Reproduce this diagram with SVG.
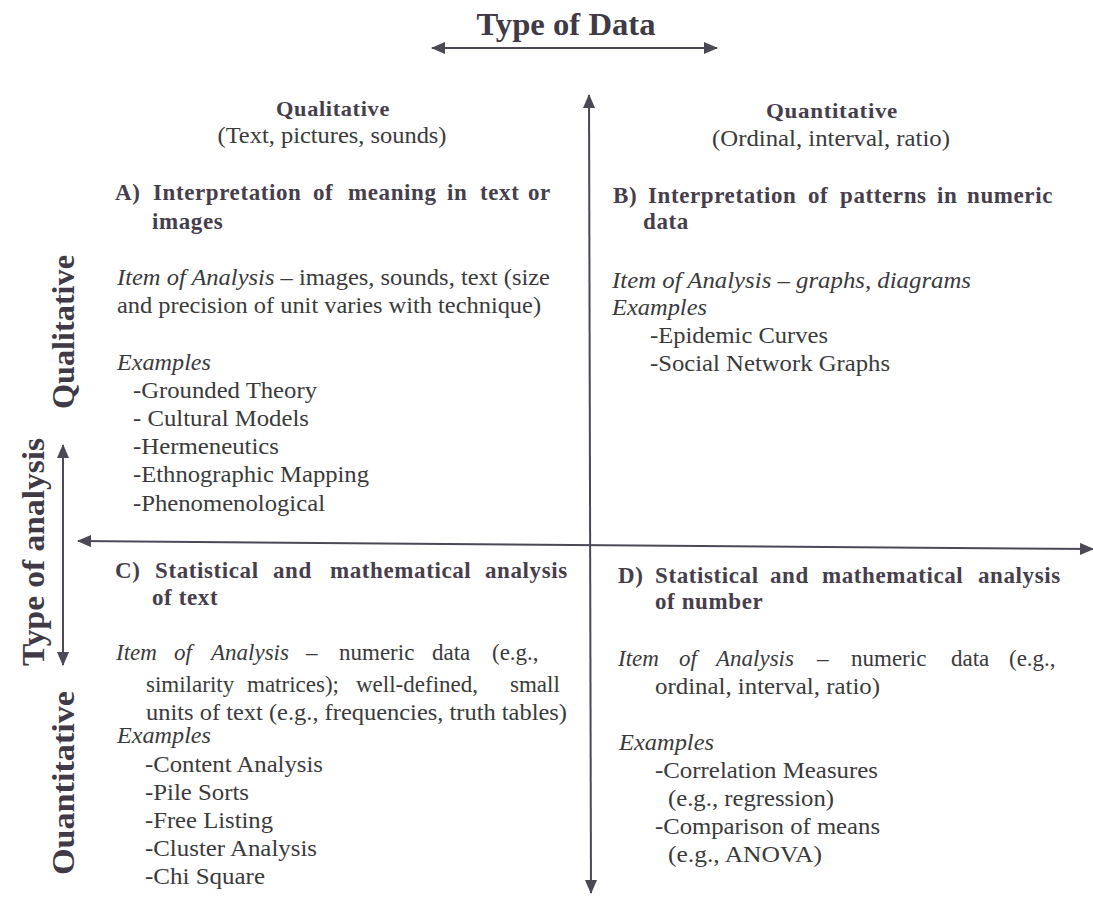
<svg xmlns="http://www.w3.org/2000/svg" width="1093" height="902" viewBox="0 0 1093 902">
<defs>
<marker id="ah" viewBox="0 0 14 12" refX="13" refY="6" markerWidth="14" markerHeight="12" markerUnits="userSpaceOnUse" orient="auto-start-reverse">
<path d="M0,0 L14,6 L0,12 Z" fill="#4d4856"/>
</marker>
<style>
.ax{stroke:#4d4856;stroke-width:2;fill:none;marker-start:url(#ah);marker-end:url(#ah)}
.t{font-family:"Liberation Serif","Times New Roman",serif;font-size:23px;fill:#3a3a3c}
.b{font-family:"Liberation Serif","Times New Roman",serif;font-size:23px;font-weight:bold;fill:#463e4c;letter-spacing:0.6px}
.h{font-family:"Liberation Serif","Times New Roman",serif;font-size:32px;font-weight:bold;fill:#3f3a45}
.i{font-style:italic}
</style>
</defs>
<rect width="1093" height="902" fill="#ffffff"/>
<g id="connectors">
<line class="ax" x1="432" y1="48" x2="717" y2="48"/>
<line class="ax" x1="589" y1="95" x2="591" y2="893"/>
<line class="ax" x1="78" y1="541" x2="1093" y2="549"/>
<line class="ax" x1="63" y1="445" x2="63" y2="665"/>
</g>
<g id="axis-labels">
<text class="h" x="566" y="35" text-anchor="middle" textLength="179" lengthAdjust="spacingAndGlyphs">Type of Data</text>
<text class="h" transform="translate(44,552) rotate(-90)" text-anchor="middle" textLength="228" lengthAdjust="spacingAndGlyphs">Type of analysis</text>
<text class="h" transform="translate(74,332) rotate(-90)" text-anchor="middle" textLength="154" lengthAdjust="spacingAndGlyphs">Qualitative</text>
<text class="h" transform="translate(74,783) rotate(-90)" text-anchor="middle" textLength="184" lengthAdjust="spacingAndGlyphs">Ouantitative</text>
<text class="b" x="333" y="116" text-anchor="middle" textLength="114" lengthAdjust="spacingAndGlyphs" style="font-size:21px">Qualitative</text>
<text class="t" x="332" y="143" text-anchor="middle" textLength="229" lengthAdjust="spacingAndGlyphs">(Text, pictures, sounds)</text>
<text class="b" x="832" y="118" text-anchor="middle" textLength="132" lengthAdjust="spacingAndGlyphs" style="font-size:21px">Quantitative</text>
<text class="t" x="831" y="146" text-anchor="middle" textLength="238" lengthAdjust="spacingAndGlyphs">(Ordinal, interval, ratio)</text>
</g>
<g id="quadrant-a">
<text class="b" y="200"><tspan x="115">A)</tspan><tspan x="153">Interpretation</tspan><tspan x="313">of</tspan><tspan x="348">meaning</tspan><tspan x="447">in</tspan><tspan x="480">text</tspan><tspan x="528">or</tspan></text>
<text class="b" x="152" y="229">images</text>
<text class="t" x="117" y="285" textLength="433" lengthAdjust="spacingAndGlyphs"><tspan class="i">Item of Analysis</tspan> – images, sounds, text (size</text>
<text class="t" x="117" y="313" textLength="424" lengthAdjust="spacingAndGlyphs">and precision of unit varies with technique)</text>
<text class="t i" x="117" y="370" textLength="94" lengthAdjust="spacingAndGlyphs">Examples</text>
<text class="t" x="133" y="398" textLength="184" lengthAdjust="spacingAndGlyphs">-Grounded Theory</text>
<text class="t" x="133" y="426" textLength="176" lengthAdjust="spacingAndGlyphs">- Cultural Models</text>
<text class="t" x="133" y="454" textLength="146" lengthAdjust="spacingAndGlyphs">-Hermeneutics</text>
<text class="t" x="133" y="482" textLength="236" lengthAdjust="spacingAndGlyphs">-Ethnographic Mapping</text>
<text class="t" x="133" y="511" textLength="192" lengthAdjust="spacingAndGlyphs">-Phenomenological</text>
</g>
<g id="quadrant-b">
<text class="b" y="203"><tspan x="613">B)</tspan><tspan x="648">Interpretation</tspan><tspan x="808">of</tspan><tspan x="840">patterns</tspan><tspan x="937">in</tspan><tspan x="967">numeric</tspan></text>
<text class="b" x="643" y="229">data</text>
<text class="t i" x="612" y="288" textLength="359" lengthAdjust="spacingAndGlyphs">Item of Analysis – graphs, diagrams</text>
<text class="t i" x="612" y="315" textLength="95" lengthAdjust="spacingAndGlyphs">Examples</text>
<text class="t" x="650" y="343" textLength="178" lengthAdjust="spacingAndGlyphs">-Epidemic Curves</text>
<text class="t" x="650" y="371" textLength="240" lengthAdjust="spacingAndGlyphs">-Social Network Graphs</text>
</g>
<g id="quadrant-c">
<text class="b" y="578"><tspan x="115">C)</tspan><tspan x="155">Statistical</tspan><tspan x="273">and</tspan><tspan x="330">mathematical</tspan><tspan x="485">analysis</tspan></text>
<text class="b" x="152" y="605">of text</text>
<text class="t" y="660"><tspan class="i" x="116">Item</tspan><tspan class="i" x="174">of</tspan><tspan class="i" x="211">Analysis</tspan><tspan x="306">–</tspan><tspan x="339">numeric</tspan><tspan x="432">data</tspan><tspan x="492">(e.g.,</tspan></text>
<text class="t" y="692"><tspan x="146">similarity</tspan><tspan x="247">matrices);</tspan><tspan x="356">well-defined,</tspan><tspan x="510">small</tspan></text>
<text class="t" x="146" y="720" textLength="421" lengthAdjust="spacingAndGlyphs">units of text (e.g., frequencies, truth tables)</text>
<text class="t i" x="117" y="743" textLength="94" lengthAdjust="spacingAndGlyphs">Examples</text>
<text class="t" x="145" y="772" textLength="178" lengthAdjust="spacingAndGlyphs">-Content Analysis</text>
<text class="t" x="145" y="800" textLength="104" lengthAdjust="spacingAndGlyphs">-Pile Sorts</text>
<text class="t" x="145" y="828" textLength="128" lengthAdjust="spacingAndGlyphs">-Free Listing</text>
<text class="t" x="145" y="856" textLength="172" lengthAdjust="spacingAndGlyphs">-Cluster Analysis</text>
<text class="t" x="145" y="884" textLength="120" lengthAdjust="spacingAndGlyphs">-Chi Square</text>
</g>
<g id="quadrant-d">
<text class="b" y="583"><tspan x="618">D)</tspan><tspan x="655">Statistical</tspan><tspan x="770">and</tspan><tspan x="822">mathematical</tspan><tspan x="978">analysis</tspan></text>
<text class="b" x="655" y="609">of number</text>
<text class="t" y="666"><tspan class="i" x="618">Item</tspan><tspan class="i" x="679">of</tspan><tspan class="i" x="716">Analysis</tspan><tspan x="817">–</tspan><tspan x="851">numeric</tspan><tspan x="951">data</tspan><tspan x="1009">(e.g.,</tspan></text>
<text class="t" x="655" y="694" textLength="225" lengthAdjust="spacingAndGlyphs">ordinal, interval, ratio)</text>
<text class="t i" x="619" y="750" textLength="95" lengthAdjust="spacingAndGlyphs">Examples</text>
<text class="t" x="655" y="778" textLength="223" lengthAdjust="spacingAndGlyphs">-Correlation Measures</text>
<text class="t" x="668" y="806" textLength="166" lengthAdjust="spacingAndGlyphs">(e.g., regression)</text>
<text class="t" x="655" y="834" textLength="225" lengthAdjust="spacingAndGlyphs">-Comparison of means</text>
<text class="t" x="668" y="862" textLength="154" lengthAdjust="spacingAndGlyphs">(e.g., ANOVA)</text>
</g>
</svg>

# # # # #

▶ [EXERCISE]: Copy the whole of the material above exactly, but not its images.

▶ [TASK OUTPUT]:
Reproduce this diagram with SVG.
<svg xmlns="http://www.w3.org/2000/svg" width="1093" height="902" viewBox="0 0 1093 902">
<defs>
<marker id="ah" viewBox="0 0 14 12" refX="13" refY="6" markerWidth="14" markerHeight="12" markerUnits="userSpaceOnUse" orient="auto-start-reverse">
<path d="M0,0 L14,6 L0,12 Z" fill="#4d4856"/>
</marker>
<style>
.ax{stroke:#4d4856;stroke-width:2;fill:none;marker-start:url(#ah);marker-end:url(#ah)}
.t{font-family:"Liberation Serif","Times New Roman",serif;font-size:23px;fill:#3a3a3c}
.b{font-family:"Liberation Serif","Times New Roman",serif;font-size:23px;font-weight:bold;fill:#463e4c;letter-spacing:0.6px}
.h{font-family:"Liberation Serif","Times New Roman",serif;font-size:32px;font-weight:bold;fill:#3f3a45}
.i{font-style:italic}
</style>
</defs>
<rect width="1093" height="902" fill="#ffffff"/>
<g id="connectors">
<line class="ax" x1="432" y1="48" x2="717" y2="48"/>
<line class="ax" x1="589" y1="95" x2="591" y2="893"/>
<line class="ax" x1="78" y1="541" x2="1093" y2="549"/>
<line class="ax" x1="63" y1="445" x2="63" y2="665"/>
</g>
<g id="axis-labels">
<text class="h" x="566" y="35" text-anchor="middle" textLength="179" lengthAdjust="spacingAndGlyphs">Type of Data</text>
<text class="h" transform="translate(44,552) rotate(-90)" text-anchor="middle" textLength="228" lengthAdjust="spacingAndGlyphs">Type of analysis</text>
<text class="h" transform="translate(74,332) rotate(-90)" text-anchor="middle" textLength="154" lengthAdjust="spacingAndGlyphs">Qualitative</text>
<text class="h" transform="translate(74,783) rotate(-90)" text-anchor="middle" textLength="184" lengthAdjust="spacingAndGlyphs">Ouantitative</text>
<text class="b" x="333" y="116" text-anchor="middle" textLength="114" lengthAdjust="spacingAndGlyphs" style="font-size:21px">Qualitative</text>
<text class="t" x="332" y="143" text-anchor="middle" textLength="229" lengthAdjust="spacingAndGlyphs">(Text, pictures, sounds)</text>
<text class="b" x="832" y="118" text-anchor="middle" textLength="132" lengthAdjust="spacingAndGlyphs" style="font-size:21px">Quantitative</text>
<text class="t" x="831" y="146" text-anchor="middle" textLength="238" lengthAdjust="spacingAndGlyphs">(Ordinal, interval, ratio)</text>
</g>
<g id="quadrant-a">
<text class="b" y="200"><tspan x="115">A)</tspan><tspan x="153">Interpretation</tspan><tspan x="313">of</tspan><tspan x="348">meaning</tspan><tspan x="447">in</tspan><tspan x="480">text</tspan><tspan x="528">or</tspan></text>
<text class="b" x="152" y="229">images</text>
<text class="t" x="117" y="285" textLength="433" lengthAdjust="spacingAndGlyphs"><tspan class="i">Item of Analysis</tspan> – images, sounds, text (size</text>
<text class="t" x="117" y="313" textLength="424" lengthAdjust="spacingAndGlyphs">and precision of unit varies with technique)</text>
<text class="t i" x="117" y="370" textLength="94" lengthAdjust="spacingAndGlyphs">Examples</text>
<text class="t" x="133" y="398" textLength="184" lengthAdjust="spacingAndGlyphs">-Grounded Theory</text>
<text class="t" x="133" y="426" textLength="176" lengthAdjust="spacingAndGlyphs">- Cultural Models</text>
<text class="t" x="133" y="454" textLength="146" lengthAdjust="spacingAndGlyphs">-Hermeneutics</text>
<text class="t" x="133" y="482" textLength="236" lengthAdjust="spacingAndGlyphs">-Ethnographic Mapping</text>
<text class="t" x="133" y="511" textLength="192" lengthAdjust="spacingAndGlyphs">-Phenomenological</text>
</g>
<g id="quadrant-b">
<text class="b" y="203"><tspan x="613">B)</tspan><tspan x="648">Interpretation</tspan><tspan x="808">of</tspan><tspan x="840">patterns</tspan><tspan x="937">in</tspan><tspan x="967">numeric</tspan></text>
<text class="b" x="643" y="229">data</text>
<text class="t i" x="612" y="288" textLength="359" lengthAdjust="spacingAndGlyphs">Item of Analysis – graphs, diagrams</text>
<text class="t i" x="612" y="315" textLength="95" lengthAdjust="spacingAndGlyphs">Examples</text>
<text class="t" x="650" y="343" textLength="178" lengthAdjust="spacingAndGlyphs">-Epidemic Curves</text>
<text class="t" x="650" y="371" textLength="240" lengthAdjust="spacingAndGlyphs">-Social Network Graphs</text>
</g>
<g id="quadrant-c">
<text class="b" y="578"><tspan x="115">C)</tspan><tspan x="155">Statistical</tspan><tspan x="273">and</tspan><tspan x="330">mathematical</tspan><tspan x="485">analysis</tspan></text>
<text class="b" x="152" y="605">of text</text>
<text class="t" y="660"><tspan class="i" x="116">Item</tspan><tspan class="i" x="174">of</tspan><tspan class="i" x="211">Analysis</tspan><tspan x="306">–</tspan><tspan x="339">numeric</tspan><tspan x="432">data</tspan><tspan x="492">(e.g.,</tspan></text>
<text class="t" y="692"><tspan x="146">similarity</tspan><tspan x="247">matrices);</tspan><tspan x="356">well-defined,</tspan><tspan x="510">small</tspan></text>
<text class="t" x="146" y="720" textLength="421" lengthAdjust="spacingAndGlyphs">units of text (e.g., frequencies, truth tables)</text>
<text class="t i" x="117" y="743" textLength="94" lengthAdjust="spacingAndGlyphs">Examples</text>
<text class="t" x="145" y="772" textLength="178" lengthAdjust="spacingAndGlyphs">-Content Analysis</text>
<text class="t" x="145" y="800" textLength="104" lengthAdjust="spacingAndGlyphs">-Pile Sorts</text>
<text class="t" x="145" y="828" textLength="128" lengthAdjust="spacingAndGlyphs">-Free Listing</text>
<text class="t" x="145" y="856" textLength="172" lengthAdjust="spacingAndGlyphs">-Cluster Analysis</text>
<text class="t" x="145" y="884" textLength="120" lengthAdjust="spacingAndGlyphs">-Chi Square</text>
</g>
<g id="quadrant-d">
<text class="b" y="583"><tspan x="618">D)</tspan><tspan x="655">Statistical</tspan><tspan x="770">and</tspan><tspan x="822">mathematical</tspan><tspan x="978">analysis</tspan></text>
<text class="b" x="655" y="609">of number</text>
<text class="t" y="666"><tspan class="i" x="618">Item</tspan><tspan class="i" x="679">of</tspan><tspan class="i" x="716">Analysis</tspan><tspan x="817">–</tspan><tspan x="851">numeric</tspan><tspan x="951">data</tspan><tspan x="1009">(e.g.,</tspan></text>
<text class="t" x="655" y="694" textLength="225" lengthAdjust="spacingAndGlyphs">ordinal, interval, ratio)</text>
<text class="t i" x="619" y="750" textLength="95" lengthAdjust="spacingAndGlyphs">Examples</text>
<text class="t" x="655" y="778" textLength="223" lengthAdjust="spacingAndGlyphs">-Correlation Measures</text>
<text class="t" x="668" y="806" textLength="166" lengthAdjust="spacingAndGlyphs">(e.g., regression)</text>
<text class="t" x="655" y="834" textLength="225" lengthAdjust="spacingAndGlyphs">-Comparison of means</text>
<text class="t" x="668" y="862" textLength="154" lengthAdjust="spacingAndGlyphs">(e.g., ANOVA)</text>
</g>
</svg>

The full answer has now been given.